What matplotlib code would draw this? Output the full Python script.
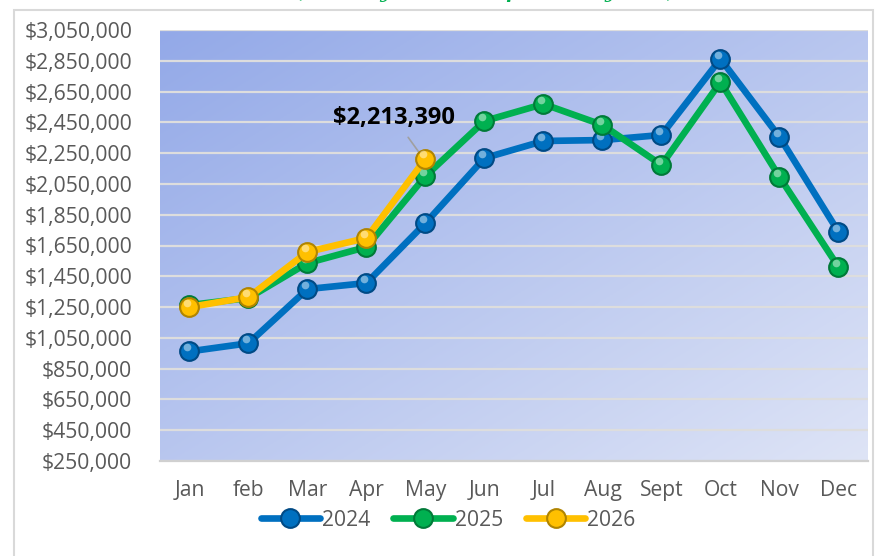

|---|

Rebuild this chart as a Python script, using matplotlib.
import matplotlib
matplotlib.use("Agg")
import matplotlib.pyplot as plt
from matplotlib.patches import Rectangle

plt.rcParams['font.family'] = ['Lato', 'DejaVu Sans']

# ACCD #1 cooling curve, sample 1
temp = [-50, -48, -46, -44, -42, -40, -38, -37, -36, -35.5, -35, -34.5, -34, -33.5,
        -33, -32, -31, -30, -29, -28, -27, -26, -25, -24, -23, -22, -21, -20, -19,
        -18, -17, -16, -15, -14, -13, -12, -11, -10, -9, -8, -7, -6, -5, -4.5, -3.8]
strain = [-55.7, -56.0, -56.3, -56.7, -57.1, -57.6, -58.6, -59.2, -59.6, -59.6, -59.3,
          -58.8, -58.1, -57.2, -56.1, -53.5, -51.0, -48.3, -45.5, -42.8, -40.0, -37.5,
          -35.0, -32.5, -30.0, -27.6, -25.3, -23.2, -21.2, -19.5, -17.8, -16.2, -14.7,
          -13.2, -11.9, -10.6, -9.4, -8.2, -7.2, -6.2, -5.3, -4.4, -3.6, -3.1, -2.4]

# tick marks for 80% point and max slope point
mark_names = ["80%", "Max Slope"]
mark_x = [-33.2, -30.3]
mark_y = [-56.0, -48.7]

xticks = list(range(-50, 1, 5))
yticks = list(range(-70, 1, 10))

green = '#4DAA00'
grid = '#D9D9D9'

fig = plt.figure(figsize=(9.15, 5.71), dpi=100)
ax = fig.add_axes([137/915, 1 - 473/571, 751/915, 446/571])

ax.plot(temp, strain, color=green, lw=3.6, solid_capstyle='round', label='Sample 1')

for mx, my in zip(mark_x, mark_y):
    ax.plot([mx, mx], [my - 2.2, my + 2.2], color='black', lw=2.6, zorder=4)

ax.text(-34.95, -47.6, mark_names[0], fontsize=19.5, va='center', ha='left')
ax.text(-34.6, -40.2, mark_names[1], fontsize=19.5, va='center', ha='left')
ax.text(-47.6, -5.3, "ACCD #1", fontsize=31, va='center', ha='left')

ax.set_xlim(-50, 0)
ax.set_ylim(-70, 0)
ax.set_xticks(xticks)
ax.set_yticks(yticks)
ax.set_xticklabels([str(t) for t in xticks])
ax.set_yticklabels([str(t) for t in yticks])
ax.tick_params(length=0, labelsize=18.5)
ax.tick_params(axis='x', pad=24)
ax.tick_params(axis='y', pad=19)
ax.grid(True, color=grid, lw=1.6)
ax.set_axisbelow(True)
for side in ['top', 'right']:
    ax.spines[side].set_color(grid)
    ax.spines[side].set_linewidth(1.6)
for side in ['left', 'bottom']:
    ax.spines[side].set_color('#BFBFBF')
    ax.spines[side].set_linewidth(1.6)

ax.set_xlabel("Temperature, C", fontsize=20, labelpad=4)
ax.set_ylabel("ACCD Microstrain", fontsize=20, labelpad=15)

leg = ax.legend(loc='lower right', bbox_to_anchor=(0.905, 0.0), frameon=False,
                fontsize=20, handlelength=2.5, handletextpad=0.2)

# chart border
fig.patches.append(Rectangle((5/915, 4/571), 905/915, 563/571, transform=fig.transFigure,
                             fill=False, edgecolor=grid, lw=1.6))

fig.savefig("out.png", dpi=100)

|---|

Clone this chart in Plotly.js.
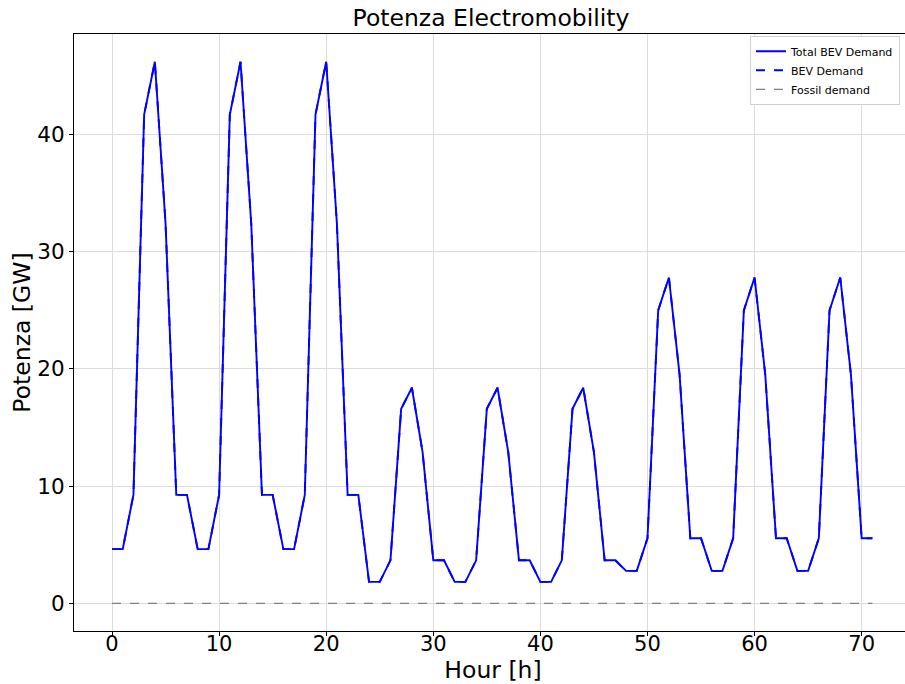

|---|

• WHAT THIS TASK INVOLVES:
Retype the records above, but only those lines that fall between the line containing "Rebuild this chart" and the line containing "-3.6, -3.1, -2.4]", with both of those lines included, exactly as written.

• OUTPUT:
Rebuild this chart as a Python script, using matplotlib.
import matplotlib
matplotlib.use("Agg")
import matplotlib.pyplot as plt
from matplotlib.patches import Rectangle

plt.rcParams['font.family'] = ['Lato', 'DejaVu Sans']

# ACCD #1 cooling curve, sample 1
temp = [-50, -48, -46, -44, -42, -40, -38, -37, -36, -35.5, -35, -34.5, -34, -33.5,
        -33, -32, -31, -30, -29, -28, -27, -26, -25, -24, -23, -22, -21, -20, -19,
        -18, -17, -16, -15, -14, -13, -12, -11, -10, -9, -8, -7, -6, -5, -4.5, -3.8]
strain = [-55.7, -56.0, -56.3, -56.7, -57.1, -57.6, -58.6, -59.2, -59.6, -59.6, -59.3,
          -58.8, -58.1, -57.2, -56.1, -53.5, -51.0, -48.3, -45.5, -42.8, -40.0, -37.5,
          -35.0, -32.5, -30.0, -27.6, -25.3, -23.2, -21.2, -19.5, -17.8, -16.2, -14.7,
          -13.2, -11.9, -10.6, -9.4, -8.2, -7.2, -6.2, -5.3, -4.4, -3.6, -3.1, -2.4]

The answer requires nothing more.